Perché la cancel culture è un rischio per gli avvocati
Avrete senz’altro sentito parlare di cancel culture. Una deriva che pretende di eliminare dalla memoria collettiva porzioni di passato che (a torto o a ragione) vengono considerate scomode, portatrici di messaggi socialmente scorretti, storicamente responsabili di deviazioni a cui oggi si vuol porre rimedio. La convinzione dei fautori di questa cultura della cancellazione è che eliminando alcuni “episodi” dalla lunga catena di fatti ed eventi che ci ha condotto fino a questo momento si riesca a ridimensionare o addirittura a estirpare piaghe come il razzismo, il sessismo, il bullismo, e proseguite voi con tutti gli ismi che detestate di più.
Una categoria che ha qualche difficoltà di relazione con il suo passato e che istintivamente cerca di ridimensionarlo, confinarlo in angoli nanascosti se non addirittura (in qualche caso) di rimuoverlo è quella degli avvocati. Non tanto rispetto alla storia della professione, che anzi è fatta oggetto di ampi studi e meritevoli ricerche, quanto alla cronologia delle organizzazioni legali che oggi hanno un ruolo preminente nel mercato.
Sembra strano, lo so. Viviamo un’epoca di infodemia legale e quindi com’è possibile che una sorta di cancel culture possa intaccare anche la comunicazione forense?
Gli avvocati, persino coloro i quali sono parte di strutture organizzate e titolari di un posizionamento di rilievo nel settore, fanno ancora fatica a percepire se stessi come soggetti pubblici, attori del sistema socio economico, rappresentanti di istituzioni professionali che derivano la loro autorevolezza e la loro credibilità non soltanto dalla magnificenza delle imprese presenti ma anche dalla esperienza, talvolta tortuosa (c’est la vie), delle loro vicende passate.

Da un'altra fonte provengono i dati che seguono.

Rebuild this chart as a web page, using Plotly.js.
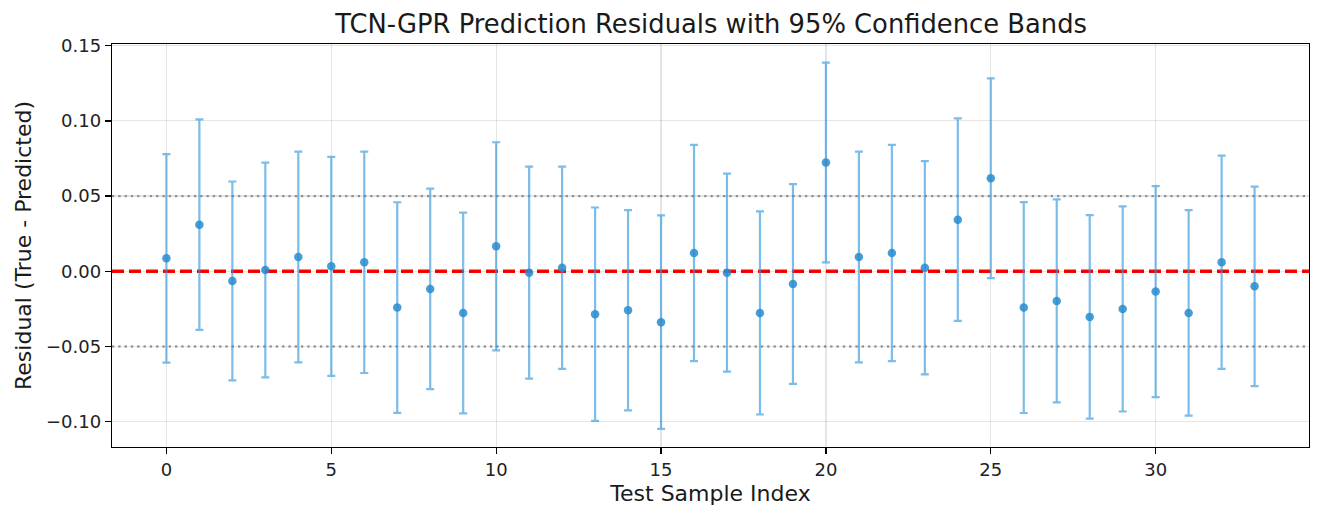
<!DOCTYPE html>
<html>
<head>
<meta charset="utf-8">
<script src="https://cdn.plot.ly/plotly-3.0.1.min.js"></script>
<style>
  html, body { margin: 0; padding: 0; background: #fff; }
  #chart { width: 1323px; height: 519px; }
</style>
</head>
<body>
<div id="chart"></div>
<script>
// residuals (true - predicted) per test sample
let sampleIndex = [];
for (let i = 0; i < 34; i++) sampleIndex.push(i);

let residuals = [
    0.0086, 0.0310, -0.0064, 0.0009, 0.0095, 0.0033, 0.0060, -0.0241, -0.0117, -0.0277,
    0.0166, -0.0009, 0.0024, -0.0285, -0.0259, -0.0338, 0.0122, -0.0009, -0.0277, -0.0084,
    0.0723, 0.0095, 0.0122, 0.0024, 0.0343, 0.0619, -0.0241, -0.0197, -0.0303, -0.0250,
    -0.0135, -0.0277, 0.0060, -0.0100
];

// half width of the 95% band
let ciHalf = [
    0.0693, 0.0700, 0.0661, 0.0714, 0.0701, 0.0728, 0.0736, 0.0700, 0.0666, 0.0667,
    0.0692, 0.0705, 0.0672, 0.0709, 0.0666, 0.0710, 0.0719, 0.0658, 0.0675, 0.0664,
    0.0664, 0.0700, 0.0719, 0.0709, 0.0673, 0.0664, 0.0701, 0.0675, 0.0677, 0.0682,
    0.0701, 0.0683, 0.0709, 0.0663
];

let zeroLine = 0;
let bandLines = [0.05, -0.05];

let fontFam = 'DejaVu Sans, sans-serif';

let resTrace = {
    x: sampleIndex,
    y: residuals,
    type: 'scatter',
    mode: 'markers',
    marker: {
        color: 'rgba(40,140,205,0.85)',
        size: 8.5
    },
    error_y: {
        type: 'data',
        array: ciHalf,
        visible: true,
        color: 'rgba(52,152,219,0.65)',
        thickness: 2.2,
        width: 4
    },
    hoverinfo: 'x+y'
};

let shapes = [{
    type: 'line', xref: 'paper', x0: 0, x1: 1,
    yref: 'y', y0: zeroLine, y1: zeroLine,
    line: {color: '#ff0000', width: 3.5, dash: '12px,5px'},
    layer: 'below'
}];
for (let lvl of bandLines) {
    shapes.push({
        type: 'line', xref: 'paper', x0: 0, x1: 1,
        yref: 'y', y0: lvl, y1: lvl,
        line: {color: 'rgba(128,128,128,0.75)', width: 2.3, dash: '2.3px,4px'},
        layer: 'below'
    });
}

let layout = {
    width: 1323,
    height: 519,
    margin: {l: 112, r: 14, t: 44, b: 72},
    paper_bgcolor: '#ffffff',
    plot_bgcolor: '#ffffff',
    font: {family: fontFam, color: '#000', size: 18},
    showlegend: false,
    title: {
        text: 'TCN-GPR Prediction Residuals with 95% Confidence Bands',
        font: {family: fontFam, size: 25.8, color: '#1a1a1a'},
        x: 0.5375, xanchor: 'center',
        y: 0.954, yanchor: 'middle'
    },
    xaxis: {
        range: [-1.65, 34.65],
        tickvals: [0, 5, 10, 15, 20, 25, 30],
        ticks: 'outside', ticklen: 6, tickwidth: 1.3, tickcolor: '#000',
        showgrid: true, gridcolor: 'rgba(0,0,0,0.1)', gridwidth: 1.2,
        zeroline: false,
        showline: true, linecolor: '#000', linewidth: 1.3, mirror: true,
        tickfont: {size: 18, color: '#222'},
        title: {text: 'Test Sample Index', font: {size: 22, color: '#1a1a1a'}, standoff: 6}
    },
    yaxis: {
        range: [-0.1168, 0.1511],
        tickvals: [-0.10, -0.05, 0.00, 0.05, 0.10, 0.15],
        tickformat: '.2f',
        ticks: 'outside', ticklen: 6, tickwidth: 1.3, tickcolor: '#000',
        showgrid: true, gridcolor: 'rgba(0,0,0,0.1)', gridwidth: 1.2,
        zeroline: false,
        showline: true, linecolor: '#000', linewidth: 1.3, mirror: true,
        tickfont: {size: 18, color: '#222'},
        title: {text: 'Residual (True - Predicted)', font: {size: 22, color: '#1a1a1a'}, standoff: 8}
    },
    shapes: shapes
};

Plotly.newPlot('chart', [resTrace], layout, {displayModeBar: false, staticPlot: true});
</script>
</body>
</html>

La rincorsa a una narrazione agiografica del passato è persistente. La tentazione di ridurre l’attività di elaborazione delle vicende a un semplicistico scurdammoce ‘o passato è diffusa.
Ma il rischio è che la scarsa conoscenza della storia di una struttura, indebolisca la cultura di studio che invece da molti, almeno in teoria, è additata come elemento essenziale per il buon funzionamento dell’organizzazione professionale.
La storia serve. Serve a sapere chi siamo. E ci aiuta a decidere cosa vogliamo diventare. E di conoscenza, al di là della retorica degli slogan, c’è sete.
Nel mio piccolo ne ho avuto conferma nel corso di quest’ultima estate.
Perdonate l’autocitazione, ma tant’è. Più di qualcuno tra i nostri lettori mi ha scritto che quest’anno ha portato in vacanza con sé il mio “vecchio” Avvocati d’Affari (2017, LC Publishing). Il racconto del decennio che ha cambiato in maniera radicale l’avvocatura d’affari nazionale si sta rivelando più utile adesso che quel passato, all’epoca illustrato ancora caldo, comincia a essere più rarefatto e distante. Del resto, sono tempi veloci, quelli che viviamo. Tempi in cui si dimentica in fretta.
Chi siamo? Se lo stanno chiedendo tanti avvocati. Cosa diventeremo?
Lo scenario in profondo mutamento del mercato dei servizi legali (preso tra i fenomeni della societarizzazione, della diffusione delle tecnologie legali e dei nuovi modelli organizzativi) richiede consapevolezza non naïveté. E questa consapevolezza si acquisisce attraverso la diffusione di una cultura storica della vicenda di mercato del settore. Un racconto che la pioggia di istantanee che oggi allaga la rete rischia di cancellare senza utilità.